Introduction
Starting from this article, we’re going to talk about Apache KAFKA. The purpose of this series of articles is to help you to understand and use KAFKA in your real projects along with any programming languages, especially with the .NET platform.
Before diving into details, let’s try to understand what is KAFKA and why KAFKA.
Everything starts from a Source and Target definition
If we look at the issue in the simplest form when developing a program, in most cases, writing a program is developing something that can handle the requirements of the business, process (create, modify, and save) them, and store processed data in certain storage. It doesn’t depend on what type of application you’re developing. In the final stage, you have some type of Source/interface/input canvas, and you have some type of storage(Target) to store the data.
For making things more real-world-oriented, let’s say you have a simple web API. The API, in most cases, acts as an input accepter, validation, and transformation role and stores the data in some storage (DB, file, another web service, etc.)
In simple terms, the programs we’re using in our daily life act as a Source, and their storages are just simply Targets. ( Photoshop, Notepad++, etc type of apps)
The thing you need to understand is that Source and Target depend on your perspective. From the backend perspective, API is a Source, and Database is a Target. From the Frontend perspective, UI is a Source, and API can be a Target.
When looking at the things from 10.000 fits, the skeleton of any application consists of Source and Target. If it would possible to take an X-ray of any application, you will see that the main building blocks of any application are Target and Source.
But as business requirements evolve, these processes can’t be solved between 1 Source and 1 Target.
The issue jumps out into a larger context, and that context is that of multiple Sources and Targets, leading to an increase in complexity.
Now suppose there is 1 Source and several Targets, or even in the microservice environment, you have multiple Sources( every API acts as a Source) and multiple Targets (every API can have multiple Sources to write to )
The fact that Sources and Targets are scaled is always accompanied by a communication problem. In this case, the problem is that we as a programmer should solve the complexities created by Sources and Target rather than focus on business requirement implementations.
So, what exactly are these complexities/issues :
- Communication complexity – Now you have multiple Sources and Targets that can create the below issues:
- Every Target requires a different protocol to communicate
- Every Target has its data format
- Every different Target requires maintenance and support
In simple terms, say you have a microservice application, and every service has its own Target. Besides than that, every service can have multiple Sources, and the services can use common Sources.

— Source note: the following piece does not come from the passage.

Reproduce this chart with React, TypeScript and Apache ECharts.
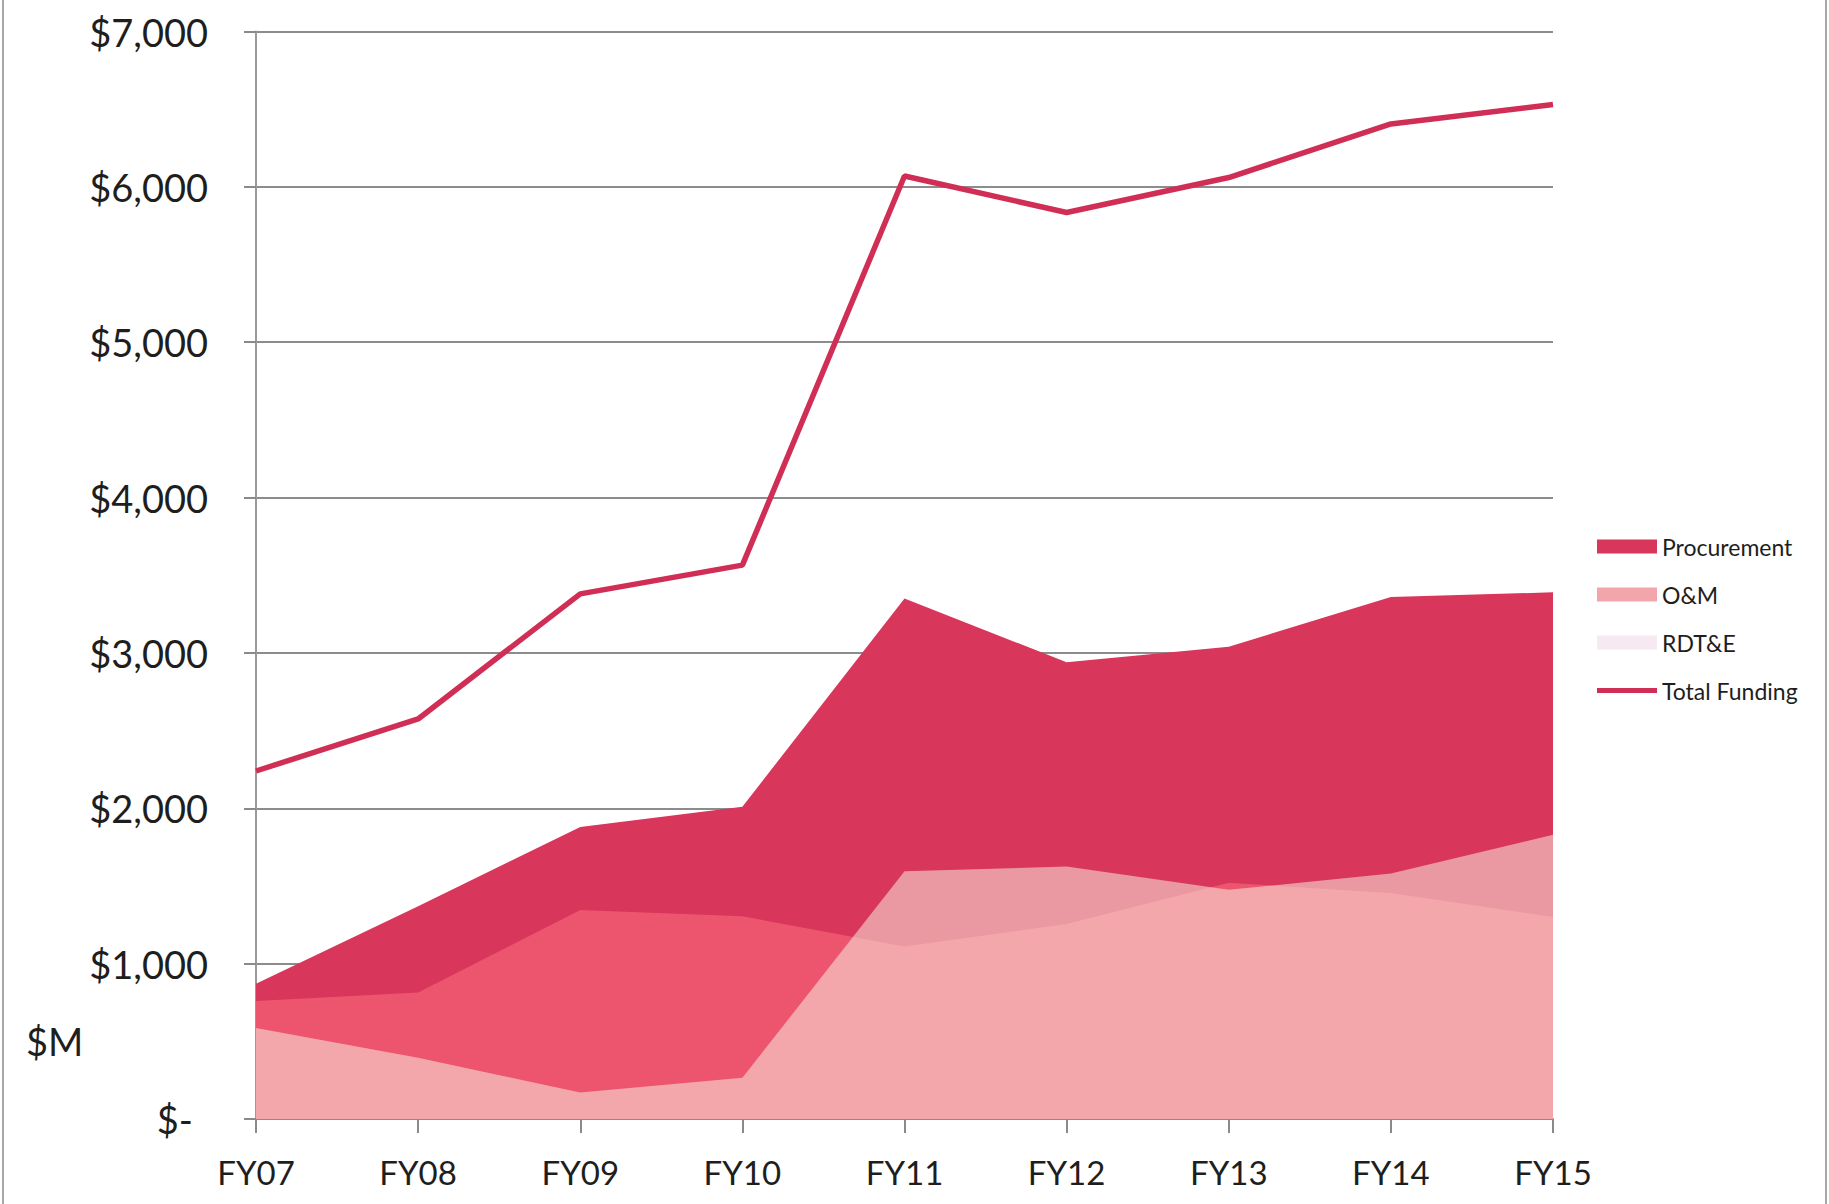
import React, { useEffect, useRef } from "react";
import * as echarts from "echarts";

const categories = ["FY07", "FY08", "FY09", "FY10", "FY11", "FY12", "FY13", "FY14", "FY15"];
const procurement = [870, 1370, 1880, 2010, 3350, 2940, 3040, 3360, 3390];
const oAndM = [585, 395, 170, 265, 1595, 1625, 1475, 1580, 1830];
const rdte = [760, 815, 1345, 1305, 1110, 1255, 1520, 1455, 1300];
const totalFunding = [2240, 2575, 3380, 3565, 6070, 5835, 6060, 6405, 6530];
const yTicks = { min: 0, max: 7000, interval: 1000 };

const FONT = "Lato";
const TEXT = "#1e1e1e";

export default function App() {
  const ref = useRef<HTMLDivElement>(null);
  useEffect(() => {
    if (!ref.current) return;
    const chart = echarts.init(ref.current, null, { renderer: "svg" });
    const option: any = {
      animation: false,
      backgroundColor: "#ffffff",
      grid: { left: 256, right: 276, top: 31.5, bottom: 85, containLabel: false },
      legend: {
        orient: "vertical",
        left: 1592,
        top: 530,
        itemWidth: 60,
        itemHeight: 14,
        itemGap: 25,
        textStyle: { fontFamily: FONT, fontSize: 23, color: TEXT },
        data: [
          { name: "Procurement", icon: "rect", itemStyle: { color: "#D8365A" } },
          { name: "O&M", icon: "rect", itemStyle: { color: "#F2A6AC" } },
          { name: "RDT&E", icon: "rect", itemStyle: { color: "#F6E9F1" } },
          { name: "Total Funding", icon: "path://M0,0H60V5H0Z", itemStyle: { color: "#D02E55" } },
        ],
      },
      xAxis: {
        type: "category",
        data: categories,
        boundaryGap: false,
        axisLine: { show: true, lineStyle: { color: "#8a8a8a", width: 2 } },
        axisTick: { show: true, length: 14, inside: false, lineStyle: { color: "#8a8a8a", width: 2 } },
        axisLabel: { fontFamily: FONT, fontSize: 33, color: TEXT, margin: 36 },
        splitLine: { show: false },
      },
      yAxis: {
        type: "value",
        min: yTicks.min,
        max: yTicks.max,
        interval: yTicks.interval,
        axisLine: { show: true, lineStyle: { color: "#9a9a9a", width: 2 } },
        axisTick: { show: true, length: 12, inside: false, lineStyle: { color: "#8a8a8a", width: 2 } },
        splitLine: { show: true, lineStyle: { color: "#8c8c8c", width: 2 } },
        axisLabel: {
          fontFamily: FONT,
          fontSize: 38,
          color: TEXT,
          margin: 48,
          formatter: (v: number) => (v === 0 ? "{z|$-}" : "$" + v.toLocaleString("en-US")),
          rich: { z: { fontFamily: FONT, fontSize: 38, color: TEXT, padding: [0, 15, 0, 0] } },
        },
      },
      graphic: [
        { type: "text", left: 26, top: 1022, style: { text: "$M", font: `38px ${FONT}`, fill: TEXT } },
        { type: "line", shape: { x1: 3, y1: 0, x2: 3, y2: 1204 }, style: { stroke: "#a8a8a8", lineWidth: 2 } },
        { type: "line", shape: { x1: 1826, y1: 0, x2: 1826, y2: 1204 }, style: { stroke: "#a8a8a8", lineWidth: 2 } },
      ],
      series: [
        {
          name: "Procurement",
          type: "line",
          data: procurement,
          symbol: "none",
          lineStyle: { width: 0, opacity: 0 },
          itemStyle: { color: "#D8365A" },
          areaStyle: { color: "rgb(216,54,90)", opacity: 1 },
        },
        {
          name: "RDT&E",
          type: "line",
          data: rdte,
          symbol: "none",
          lineStyle: { width: 0, opacity: 0 },
          itemStyle: { color: "#F6E9F1" },
          areaStyle: { color: "rgb(255,110,126)", opacity: 0.55 },
        },
        {
          name: "O&M",
          type: "line",
          data: oAndM,
          symbol: "none",
          lineStyle: { width: 0, opacity: 0 },
          itemStyle: { color: "#F2A6AC" },
          areaStyle: { color: "rgb(252,250,232)", opacity: 0.5 },
        },
        {
          name: "Total Funding",
          type: "line",
          data: totalFunding,
          symbol: "none",
          itemStyle: { color: "#D02E55" },
          lineStyle: { color: "#D02E55", width: 5.5 },
        },
      ],
    };
    chart.setOption(option);
    return () => chart.dispose();
  }, []);
  return (
    <div
      ref={ref}
      style={{ position: "fixed", left: 0, top: 0, width: 1829, height: 1204, background: "#fff" }}
    />
  );
}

- Communication complexity duplication - whenever similar systems are developed, we have to rewrite such communication processes again and again. Let's imagine that we are working on several different projects. Although the domain of these projects is different, although they solve different problems at an abstract level, the common aspect of these projects is communication complexity. So, it means we’re repeating ourselves and every time try to resolve the same issue.
- Fault tolerance – the System should be able to continue functioning and providing reliable data processing and message delivery even in the presence of various types of failures, such as hardware failures, network issues, or software crashes.
- High performance - In most cases, such a communication problem (Sources - Targets) causes application performance to drop. Regardless of dynamic changes in the number of Targets and Sources in the application, the program should always support the high-performance attribute
- Scalability- It should be possible horizontally scale Sources and Targets.
- Real-time communication- One of the possible Target and Source communication attributes is real-time communication. Depending on the Use Cases, the system should allow real-time data exchange between Source and Target
- Log and Data aggregation - the ability to combine and process Log and Data in certain aggregates
- Data Transformation and Processing - The communication between Target and Source is not only in the form of data exchange but also of information should be based on the possibility of transformation.
Think how many people there are in the world who want to solve these processes like us, and each of us is separate. Although we solve different business processes, we try to solve the same things in terms of complexity above.
Since the IT field does not like to solve the same issue over and over again, the above is readily presented in the form of solutions. One of these off-the-shelf solutions is Kafka.
Kafka is an event streaming platform initially created by LinkedIn, and it is maintained as an open-source project under the Apache Software Foundation. Confluent, a company founded by the original creators of Kafka, provides commercial products and services related to Kafka while also contributing to its development and the Kafka ecosystem.
As you can see from the above image, KAFKA encapsulated the communication of sources and targets and makes their communication fairly easy.
Long story short, KAFKA incorporates all the steps mentioned above.
Attributes of Kafka
Here are the attributes of KAFKA.
- Easy scaling
- High Performance
- Real-time communication
- Data aggregation
- Data transformation
- Fault-tolerant
- Decoupling Source and Target and providing loosely coupling
- Mediating communication complexity
KAFKA has several elements like topics, brokers, producers, consumers, consumer groups, metadata, offsets, etc., and we will learn them in our next posts one by one with an easy and practical approach.